As with all external DSP solutions you need to be mindful of the delays induced by the round trip out to the processors and back again. I happily used Duende in Logic Pro 7.2.2 and ProTools HD 7.0. ProTools HD reported the delay as 644 samples for the channel strip and 640 for the bus compressor. Logic handled both plugs with a constant delay of 2048 samples regardless of my I/O buffer settings.

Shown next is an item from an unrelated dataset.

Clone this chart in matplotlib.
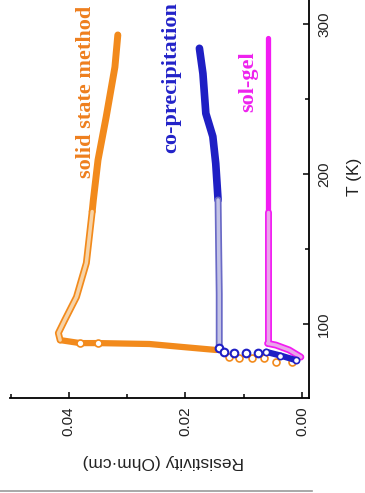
import matplotlib
matplotlib.use("Agg")
import matplotlib.pyplot as plt
from matplotlib.lines import Line2D
from matplotlib.ticker import MultipleLocator

# ---- data (T in K, resistivity in Ohm.cm) ----
ss_T_dense = [292.7, 271.3, 238.0, 209.3, 182.7, 175.0]
ss_R_dense = [0.0316, 0.0321, 0.0336, 0.0350, 0.0358, 0.0360]
ss_T_light = [175.0, 140.7, 118.0, 102.7, 94.0, 89.3]
ss_R_light = [0.0360, 0.0370, 0.0387, 0.0407, 0.0418, 0.0415]
ss_T_drop = [89.3, 87.3, 87.3, 86.7, 84.7, 82.7]
ss_R_drop = [0.0415, 0.0381, 0.0350, 0.0262, 0.0205, 0.0147]
ss_T_tail = [78.0, 77.3, 77.3, 77.3, 74.7, 74.7]
ss_R_tail = [0.0125, 0.0108, 0.0085, 0.0065, 0.0044, 0.0017]

cp_T_dense = [283.8, 267.0, 240.4, 225.0, 207.0, 182.7]
cp_R_dense = [0.0176, 0.0170, 0.0165, 0.0153, 0.0148, 0.0144]
cp_T_light = [182.7, 150.0, 120.0, 86.0]
cp_R_light = [0.0144, 0.0143, 0.0142, 0.0142]
cp_T_tail = [84.0, 81.5, 80.9, 80.5, 80.5]
cp_R_tail = [0.0142, 0.0133, 0.0116, 0.0096, 0.0076]
cp_T_low = [81.5, 79.0, 76.0]
cp_R_low = [0.0062, 0.0037, 0.0011]

sg_T_dense = [290.4, 175.0]
sg_R_dense = [0.0059, 0.0059]
sg_T_light = [175.0, 87.1]
sg_R_light = [0.0059, 0.0059]
sg_T_low = [87.1, 86.0, 82.7, 78.0]
sg_R_low = [0.0059, 0.0045, 0.0022, 0.0002]

x_ticks = [0.00, 0.02, 0.04]
x_tick_labels = ["0.00", "0.02", "0.04"]
y_ticks = [100, 200, 300]
y_tick_labels = ["100", "200", "300"]

ORANGE = "#F28A1C"
ORANGE_L = "#F7D3A6"
BLUE = "#1F1FC4"
BLUE_E = "#6A6AC6"
BLUE_L = "#C4C4E6"
MAG = "#F21CF2"
MAG_L = "#E9A6E9"

W, H = 365, 493
fig = plt.figure(figsize=(W / 100, H / 100), dpi=100)
fig.patch.set_facecolor("white")
ax = fig.add_axes([10 / W, 1 - 398 / H, (309 - 10) / W, 398 / H])

ax.set_xlim(0.0501, -0.0012)
ax.set_ylim(50.7, 316)

def band(T, R, c, cl, lw, z):
    ax.plot(R, T, color=c, lw=lw, solid_capstyle="round", solid_joinstyle="round", zorder=z)
    if cl is not None:
        ax.plot(R, T, color=cl, lw=lw * 0.5, solid_capstyle="round",
                solid_joinstyle="round", zorder=z + 0.1)

# solid state
band(ss_T_dense, ss_R_dense, ORANGE, None, 5.0, 2)
band(ss_T_light, ss_R_light, ORANGE, ORANGE_L, 5.0, 2)
band(ss_T_drop, ss_R_drop, ORANGE, None, 4.5, 2)
ax.plot(ss_R_drop[1:3], ss_T_drop[1:3], "o", ms=5, mfc="white", mec=ORANGE, mew=1.2, lw=0, zorder=3)
ax.plot(ss_R_tail, ss_T_tail, "o", ms=5, mfc="white", mec=ORANGE, mew=1.2, lw=0, zorder=3)

# sol-gel
band(sg_T_dense, sg_R_dense, MAG, None, 3.8, 4)
band(sg_T_light, sg_R_light, MAG, MAG_L, 5.0, 4)
band(sg_T_low, sg_R_low, MAG, MAG_L, 5.0, 4)

# co-precipitation
band(cp_T_dense, cp_R_dense, BLUE, None, 5.5, 6)
band(cp_T_light, cp_R_light, BLUE_E, BLUE_L, 5.0, 6)
ax.plot(cp_R_tail, cp_T_tail, "o", ms=5.5, mfc="white", mec=BLUE, mew=1.5, lw=0, zorder=7)
band(cp_T_low, cp_R_low, BLUE, None, 4.5, 7)
ax.plot(cp_R_low, cp_T_low, "o", ms=4.5, mfc="white", mec=BLUE, mew=1.2, lw=0, zorder=8)

# axes styling
for s in ("left", "top"):
    ax.spines[s].set_visible(False)
for s in ("bottom", "right"):
    ax.spines[s].set_linewidth(1.3)
ax.yaxis.tick_right()
ax.set_xticks(x_ticks)
ax.set_xticklabels(x_tick_labels)
ax.set_yticks(y_ticks)
ax.set_yticklabels(y_tick_labels)
ax.xaxis.set_minor_locator(MultipleLocator(0.01))
ax.yaxis.set_minor_locator(MultipleLocator(50))
ax.tick_params(which="both", direction="in", width=1.1, top=False, left=False)
ax.tick_params(which="major", length=4.5)
ax.tick_params(which="minor", length=3)
ax.tick_params(axis="x", labelrotation=90, pad=6)
ax.tick_params(axis="y", labelrotation=90, pad=6)
for lab in ax.get_xticklabels() + ax.get_yticklabels():
    lab.set_fontfamily("Liberation Sans")
    lab.set_fontsize(11)
    lab.set_color("#222222")
for lab in ax.get_yticklabels():
    lab.set_verticalalignment("center")

fig.text(163 / W, 1 - 462 / H, "Resistivity (Ohm\u00b7cm)", rotation=180,
         ha="center", va="center", fontsize=12.5, family="Liberation Sans", color="#222222")
fig.text(354 / W, 1 - 177 / H, "T (K)", rotation=90,
         ha="center", va="center", fontsize=12.5, family="Liberation Sans", color="#222222")

fig.text(86 / W, 1 - 92 / H, "solid state method", rotation=90, ha="center", va="center",
         fontsize=16, fontweight="bold", family="Liberation Serif", color="#EE7F1E")
fig.text(171 / W, 1 - 78 / H, "co-precipitation", rotation=90, ha="center", va="center",
         fontsize=16, fontweight="bold", family="Liberation Serif", color="#2222C8")
fig.text(248 / W, 1 - 82 / H, "sol-gel", rotation=90, ha="center", va="center",
         fontsize=16, fontweight="bold", family="Liberation Serif", color="#EE22EE")

fig.add_artist(Line2D([0, 312 / W], [1 - 491 / H, 1 - 491 / H], color="#9A9A9A", lw=1.2))

fig.savefig("out.png", dpi=100, facecolor="white")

As for the sound? Well, I didn’t have an SSL on hand to A/B the unit (like I did a couple of issues ago… dammit) but the Duende certainly had me more than fooled and I’d really like to own one. There’s enormous comfort and reassurance to be had knowing you have 32 SSL channels strips available to you at all times. Then SSL throws in the mix bus compressor to boot – a genuine bonus. The obvious alternative to Duende is Waves’ foray into SSL emulation – which does a very good job but there’s a few things to remember about the Waves product. Firstly, the Waves plug-ins are modelled on a 4000E-series circuit from 1983 and the dynamics section on Duende sounds more like a 9k Superanalogue design rather than the VCA circuit of the 4000. Secondly they’re native processing plug-ins, while Duende provides those 32 instances all day, every day. Also, the Waves package uses different instances for E- and G-series EQ – Duende offers both formats in the same plug-in. The final difference is more visceral – as good as the Waves emulations are, they aren’t made by SSL.

Incidentally, if like me, you can’t afford a Duende, head over to www.mixbuss.com where you’ll find Peter Gabriel (now one of SSL’s main shareholders) has put the samples online for his ’80s super-duper hit, Shock the Monkey. Remix the track to Mr Gabriel’s liking and you could win a Duende.